Nie ma wspólnego rozwiązania opozycji i rządu w sprawie Julli Tymoszenko. Rada Najwyższa Ukrainy zakończyła dzisiaj obrady bez porozumienia, a więc nie spełniła kluczowego warunku podpisania umowy stowarzyszeniowej
Przewodniczący Rady Najwyższej Ukrainy Wołodymyr Rybak zamknął obrady zaledwie po nieco ponad godzinie od ich rozpoczęcia. Bez rozwiązania dla kluczowego "warunku porozumienia".

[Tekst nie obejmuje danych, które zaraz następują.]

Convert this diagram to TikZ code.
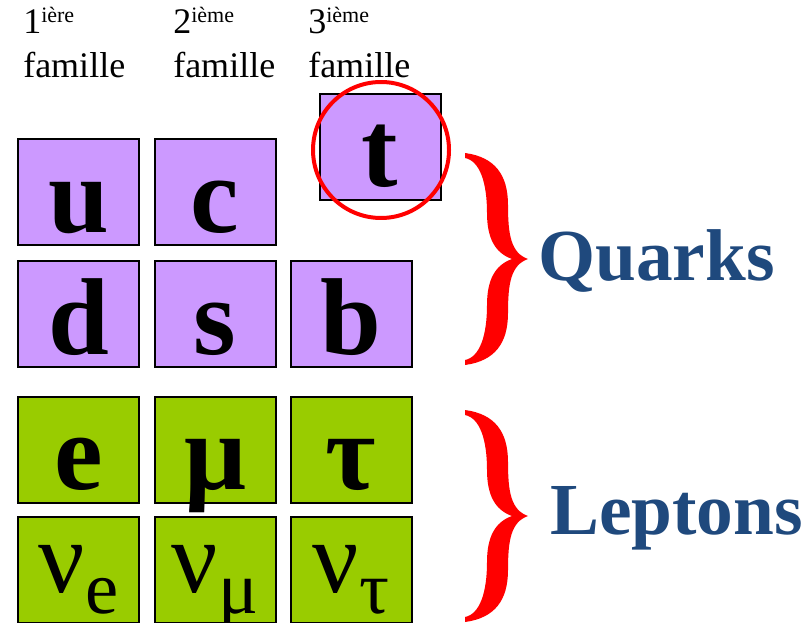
\documentclass[tikz,border=0pt]{standalone}
\usepackage{fontspec}
\setmainfont{Liberation Serif}
\usetikzlibrary{positioning}
\definecolor{quarkfill}{HTML}{CC99FF}
\definecolor{leptonfill}{HTML}{99CC00}
\definecolor{navy}{HTML}{1F497D}
\definecolor{bracered}{HTML}{FF0000}

% curly brace, top end at #1
\newcommand{\accolade}[1]{%
  \fill[bracered,shift={(#1)}] (0,0) .. controls (30,4) and (43,22) .. (43,52)
    .. controls (43,82) and (46,100) .. (63,106)
    .. controls (46,112) and (43,130) .. (43,160)
    .. controls (43,190) and (30,208) .. (0,212) -- (0,207)
    .. controls (15,204) and (22,182) .. (22,152)
    .. controls (22,127) and (30,112) .. (47,106)
    .. controls (30,100) and (22,85) .. (22,60)
    .. controls (22,30) and (15,8) .. (0,5) -- cycle;}
\newcommand{\nusub}[1]{\raisebox{-16pt}{\fontsize{56}{56}\selectfont #1}}

\begin{document}
\begin{tikzpicture}[x=0.75pt,y=-0.75pt,
  particle/.style={draw=black,line width=1.5pt,inner sep=0pt,minimum width=90.75pt,
    text height=69.75pt,text depth=9.75pt,font=\fontsize{82}{82}\selectfont\bfseries},
  quark/.style={particle,fill=quarkfill},
  lepton/.style={particle,fill=leptonfill},
  neutrino/.style={lepton,text height=56.25pt,text depth=23.25pt,font=\fontsize{77}{77}\selectfont},
  header/.style={anchor=base west,inner sep=0pt,font=\fontsize{27}{33}\selectfont},
  group/.style={anchor=base west,inner sep=0pt,text=navy,font=\fontsize{55}{55}\selectfont\bfseries}]
  \clip (0,0) rectangle (812,623);
  % family headers
  \foreach \x/\n/\s [count=\i] in {23/1/ière,173/2/ième,308/3/ième}{
    \node[header] (rank\i) at (\x,34) {\n\raisebox{8.25pt}{\fontsize{16.5}{16.5}\selectfont\s}};
    \node[header] (fam\i) at (\x,78) {famille};
  }
  % quarks
  \node[quark] (u) at (78.5,192.5) {u};
  \node[quark] (c) at (215,192.5) {c};
  \node[quark] (t) at (380,147) {t};
  \node[quark] (d) at (78.5,314) {d};
  \node[quark] (s) at (215,314) {s};
  \node[quark] (b) at (351,314) {b};
  \draw[bracered,line width=3pt] ([shift={(1,3)}]t.center) circle[radius=68];
  % leptons
  \node[lepton] (e) at (78.5,449.5) {e};
  \node[lepton] (mu) at (215,449.5) {μ};
  \node[lepton] (tau) at (351,449.5) {τ};
  \node[neutrino] (nue) at (78.5,570) {ν\nusub{e}};
  \node[neutrino] (numu) at (215,570) {ν\nusub{μ}};
  \node[neutrino] (nutau) at (351,570) {ν\nusub{τ}};
  % braces and labels
  \accolade{465,153}
  \accolade{465,410}
  \node[group] (quarks) at (538,280) {Quarks};
  \node[group] (leptons) at (550,534) {Leptons};
\end{tikzpicture}
\end{document}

To może oznaczać, że umowy stowarzyszeniowej Ukrainy z UE nie będzie. Taki zresztą ton przeważa w ukraińskich mediach, które na gorąco komentują to, co dzieje się w parlamencie.
Środa miała być ostatecznym terminem rozwiązania sprawy Tymoszenko. W tym celu na Ukrainie też pojawili się wysłannicy Parlamentu Europejskiego Aleksander Kwaśniewski i Pat Cox. Środa była dla nich terminem ostatecznym, bo do czwartku zobowiązali się przedstawić wyniki swojej misji w PE.
Deputowani z partii PRU są przeciwni wypuszczeniu Tymoszenko z więzienia. Chcą aby po powrocie z leczenia w Niemczech wróciła za kraty. Opozycja chce uwolnienia byłej pani premier. Politycy PRU usztywniają swoje stanowisko i wydają się być dalecy od rozwiązania satysfakcjonującego obie strony. Jak powiedział Ołeksandr Jefremow, lider frakcji parlamentarnej PRU:
–Jeśli nie będzie umowy stowarzyszeniowej, będzie źle, jednak to nie koniec świata.